Well, I live in Arizona, a destination state if ever there was one, and I have lived here for going on 22 years. Today is another one of those exquisitely beautiful, halcyon, February days in the Sonoran desert. I am sitting here, windows open, shirt off. My work is going well. My health is good. I enjoy the bliss and security of obscurity while garnering all the recognition I need. I take delight in my wife, and she in me. I have everything I could possibly want materially speaking. I am reaping the benefits of a lifetime of Italian frugality. Each day is my own. The consolations of philosophy are mine. The owl of Minerva is my friend. As dusk descends, he spreads his wings, sheltering me. More than a consolation, philosophy and the life of the mind remain a reliable source of joy. Boethius wrote philosophy in prison, but I have reason to believe that I won't be tested in that way.
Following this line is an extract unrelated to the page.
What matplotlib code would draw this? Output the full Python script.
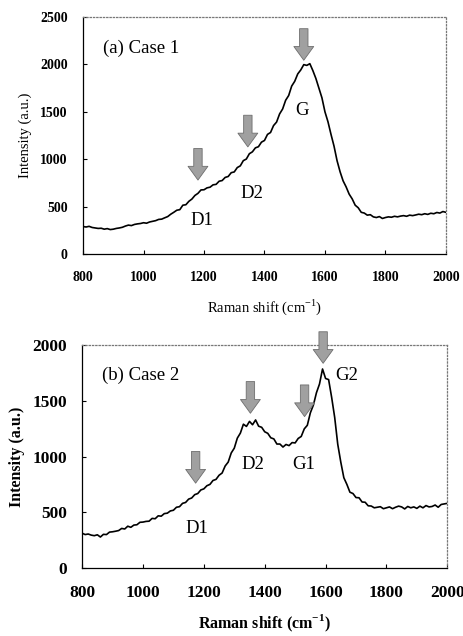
import numpy as np
import matplotlib
matplotlib.use("Agg")
import matplotlib.pyplot as plt

plt.rcParams['font.family'] = ['Liberation Serif', 'DejaVu Serif']

# Raman shift grid (cm-1), 10 cm-1 step
shift = np.arange(800, 2001, 10)

# (a) Case 1 intensity
case1 = [
    290, 285, 292, 280, 275, 270, 272, 262, 268, 258,
    262, 270, 275, 282, 295, 305, 300, 312, 318, 322,
    330, 325, 338, 345, 352, 365, 368, 382, 395, 420,
    440, 462, 468, 515, 520, 556, 580, 618, 640, 676,
    678, 698, 705, 730, 735, 768, 775, 808, 818, 858,
    866, 912, 930, 985, 1002, 1058, 1078, 1120, 1132, 1180,
    1198, 1262, 1282, 1355, 1392, 1478, 1530, 1622, 1672, 1772,
    1822, 1900, 1942, 1998, 1990, 2008, 1935, 1852, 1750, 1648,
    1500, 1395, 1262, 1138, 985, 868, 772, 708, 632, 582,
    515, 488, 440, 432, 410, 415, 392, 385, 395, 375,
    385, 392, 388, 398, 392, 400, 405, 398, 410, 405,
    412, 420, 415, 425, 418, 430, 425, 438, 432, 448,
    440,
]

# (b) Case 2 intensity
case2 = [
    312, 300, 305, 295, 290, 298, 278, 302, 300, 322,
    325, 330, 336, 355, 350, 375, 365, 385, 388, 410,
    412, 418, 420, 445, 442, 468, 465, 488, 492, 512,
    518, 545, 550, 580, 588, 618, 628, 658, 668, 700,
    710, 738, 750, 785, 795, 832, 852, 915, 950, 1032,
    1075, 1165, 1210, 1290, 1270, 1315, 1285, 1328, 1272, 1262,
    1222, 1208, 1168, 1158, 1112, 1112, 1085, 1108, 1098, 1125,
    1122, 1162, 1180, 1248, 1280, 1392, 1462, 1572, 1650, 1785,
    1700, 1690, 1530, 1350, 1110, 950, 810, 750, 680, 668,
    632, 630, 592, 590, 558, 556, 540, 545, 550, 532,
    540, 548, 532, 545, 555, 548, 530, 552, 540, 548,
    535, 555, 540, 560, 548, 552, 565, 545, 570, 575,
    580,
]

# peak labels: (text, x, y)
labels1 = [("D1", 1193, 358), ("D2", 1360, 640), ("G", 1523, 1517)]
labels2 = [("D1", 1176, 358), ("D2", 1361, 925), ("G1", 1529, 925), ("G2", 1671, 1731)]
# arrows: (x, y_top, y_tip)
arrows1 = [(1180, 1113, 780), (1345, 1464, 1130), (1530, 2377, 2044)]
arrows2 = [(1173, 1045, 761), (1353, 1672, 1388), (1531, 1642, 1358), (1592, 2119, 1836)]


def draw_arrow(ax, x, ytop, ytip):
    ax.annotate("", xy=(x, ytip), xytext=(x, ytop), annotation_clip=False,
                arrowprops=dict(arrowstyle="simple,head_length=0.9,head_width=1.3,tail_width=0.55",
                                fc="#a0a0a0", ec="#6e6e6e", lw=0.6, shrinkA=0, shrinkB=0,
                                mutation_scale=11))


def style_axes(ax, ymax, fs_tick, fs_label, bold_label):
    ax.set_xlim(800, 2000)
    ax.set_ylim(0, ymax)
    ax.set_xticks(np.arange(800, 2001, 200))
    ax.set_yticks(np.arange(0, ymax + 1, 500))
    ax.tick_params(direction="in", length=3, width=0.8, labelsize=fs_tick)
    ax.tick_params(axis="x", pad=12)
    ax.tick_params(axis="y", pad=11)
    for t in ax.get_xticklabels() + ax.get_yticklabels():
        t.set_fontweight("bold")
    for s in ["top", "right"]:
        ax.spines[s].set_linestyle(":")
        ax.spines[s].set_color("#777777")
        ax.spines[s].set_linewidth(0.9)
    for s in ["left", "bottom"]:
        ax.spines[s].set_linewidth(0.9)
    w = "bold" if bold_label else "normal"
    ax.set_ylabel("Intensity (a.u.)", fontsize=fs_label, fontweight=w)
    ax.set_xlabel("Raman shift (cm$^{\\mathregular{-1}}$)", fontsize=fs_label, fontweight=w)


fig = plt.figure(figsize=(4.64, 6.36), dpi=100)
ax1 = fig.add_axes([0.179, 0.6006, 0.782, 0.3726])
ax2 = fig.add_axes([0.177, 0.1069, 0.787, 0.3506])

ax1.plot(shift, case1, color="black", lw=1.2)
style_axes(ax1, 2500, 10, 10.5, False)
ax1.xaxis.labelpad = 10
ax1.yaxis.labelpad = 6
ax1.text(866, 2173, "(a) Case 1", fontsize=13.5, va="center", ha="left")
for t, x, y in labels1:
    ax1.text(x, y, t, fontsize=13.5, ha="center", va="center")
for x, a, b in arrows1:
    draw_arrow(ax1, x, a, b)

ax2.plot(shift, case2, color="black", lw=1.2)
style_axes(ax2, 2000, 12.5, 11.5, True)
ax2.xaxis.labelpad = 9
ax2.yaxis.labelpad = 5
ax2.text(866, 1731, "(b) Case 2", fontsize=13.5, va="center", ha="left")
for t, x, y in labels2:
    ax2.text(x, y, t, fontsize=13.5, ha="center", va="center")
for x, a, b in arrows2:
    draw_arrow(ax2, x, a, b)

fig.savefig("out.png", dpi=100)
Old age is on my side. The clock is running, the format is sudden death, and though the time control is unknown, I have reason to believe that the flag will fall before a Boethian fate befalls me.
Most importantly, I believe that, after our brief sublunary tenure, we continue on as individuals in some way that, from this side, must remain mainly a matter of faith and speculation. What we do now is meaningful because there is something like a future for us. To live well we must not only hope within this life but also hope beyond it. If you believe that death spells the utter end of the individual, then I will ask you: whence the meaning of your life? Are you really fulfilled by the little meanings of the quotidian round? Are you satisfied by yet another repetition of a paltry pleasure, a further concupiscent twitch, another unneeded material possession, one more uptick in your net worth? Is hitting a little white ball into a hole enough to make you happy?